A: An innovative way to grow higher margin businesses would focus on marketing Star Wars to girls as well as boys. This will increase sales with minimal additional costs.

2. Drive product innovations to better meet consumer demands.
A: Innovate by creating Star Wars products with girls in mind, meeting their additional consumer demand. Also market the entire brand to both girls and boys – girls will also buy existing products that are currently (but erroneously) deemed as ‘boys’ toys, and boys will purchase many products you might think of as being for ‘girls’.

3. Develop overall go-to-market product strategy.
A: The strategy needs to focus on the fact that Star Wars is a brand that appeals to both boys and girls, as well as their Star Wars fan parents. Create product for, and market the brand to, all of them.

4. Find ways to decrease development costs and gain efficiencies.
Decrease development costs by marketing current products to girls as well as boys. Efficiencies would be gained by selling an already existing product to a new market with minimal additional cost.

5. Keep up to date on modern manufacturing trends, technologies and competitive practices.
A: Be competitive – and modern – by marketing Star Wars to girls as well as boys.

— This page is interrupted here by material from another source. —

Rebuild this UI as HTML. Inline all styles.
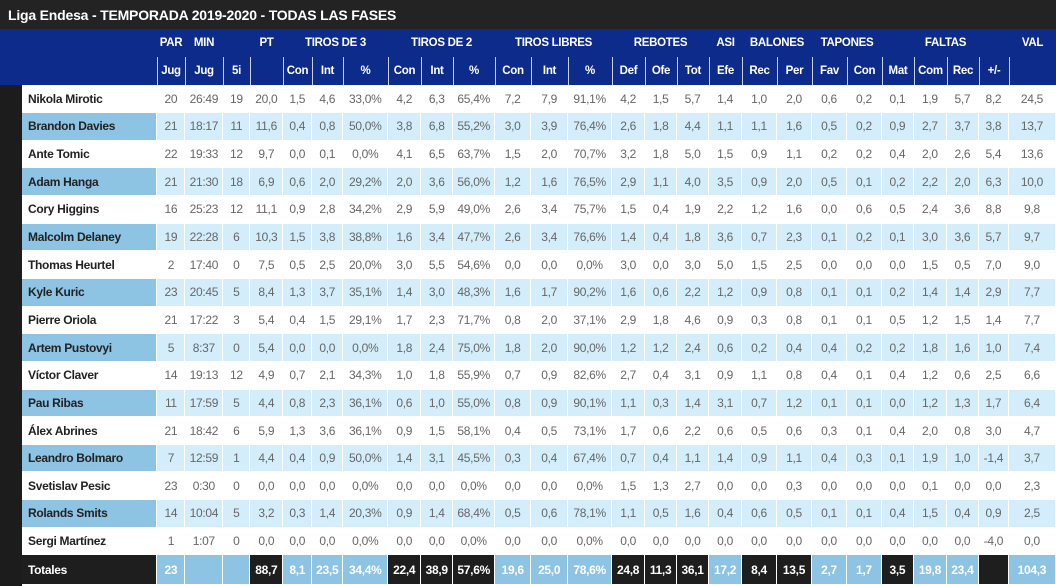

6. Work with global brand strategy & marketing team to develop special and exclusive products.
A: The global brand strategy for the development of all special and exclusive products must include marketing the Star Wars brand to girls as well as boys, to increase sales.

7. Become the global insights expert and leverage learning across product lines.
A: An insight that Hasbro must learn: The Star Wars brand is in an almost unique position as (despite Hasbro’s insistence that it’s a ‘boys’ brand) it actually appeals to girls too. Additional product made with girls in mind can certainly be produced, but the overall brand is unisex. In addition, today’s parents would have grown up with Star Wars, back when it had overt cross gender appeal, so parents of boys and/or girls will be be primed to purchase product for the daughters as well as their sons. Hasbro should be including, rather than excluding girls from the Star wars brand, as it will lead to increased sales for the entire line. 

OK, it’s not really 7 ways – they all have basically the same answer: Girls.

‘I am the way’

But you have to admit, the plan has a singular clarity to it.

The successful applicant can now arrive as saviour, with a bold game changing strategy that benefits all.

Or to put it another way, the Chosen One can finally fulfil the prophecy of bringing (gender) balance to the Force.

I posted an earlier version of this piece here.

4 thoughts on “7 ways for Hasbro to sell more Star Wars toys (hint: girls)”

  1. It’s funny because one of the barriers is the advertising company, but the other barrier is the consumer itself; our generation grew up with Star Wars and knows that it has appeal for both genders of children, but some parents in our generation just DON’T try to get their daughters interested in Star Wars. Consumers are weird like that. We constantly say “make stuff unisex!” Then we happily buy our boys trucks and action figures and buy our girls kitchenettes and dolls.

    1. Well, my daughter has a play kitchen, dolls, trucks, and action figures!

      In terms of brands, I guess it’s a bit of a chicken and egg debate, but to me it all starts with the marketing – if it’s treated as a boys brand, not only will children pick that up, so will parents if they’re not too fussed. Parents can say they’re responding to the desire of their kids, without questioning where that desire has originally come from. It’s a wider issue. The 5 yr old daughter of a friend recently told her parents she didn’t want a science kit, because science kits are for boys.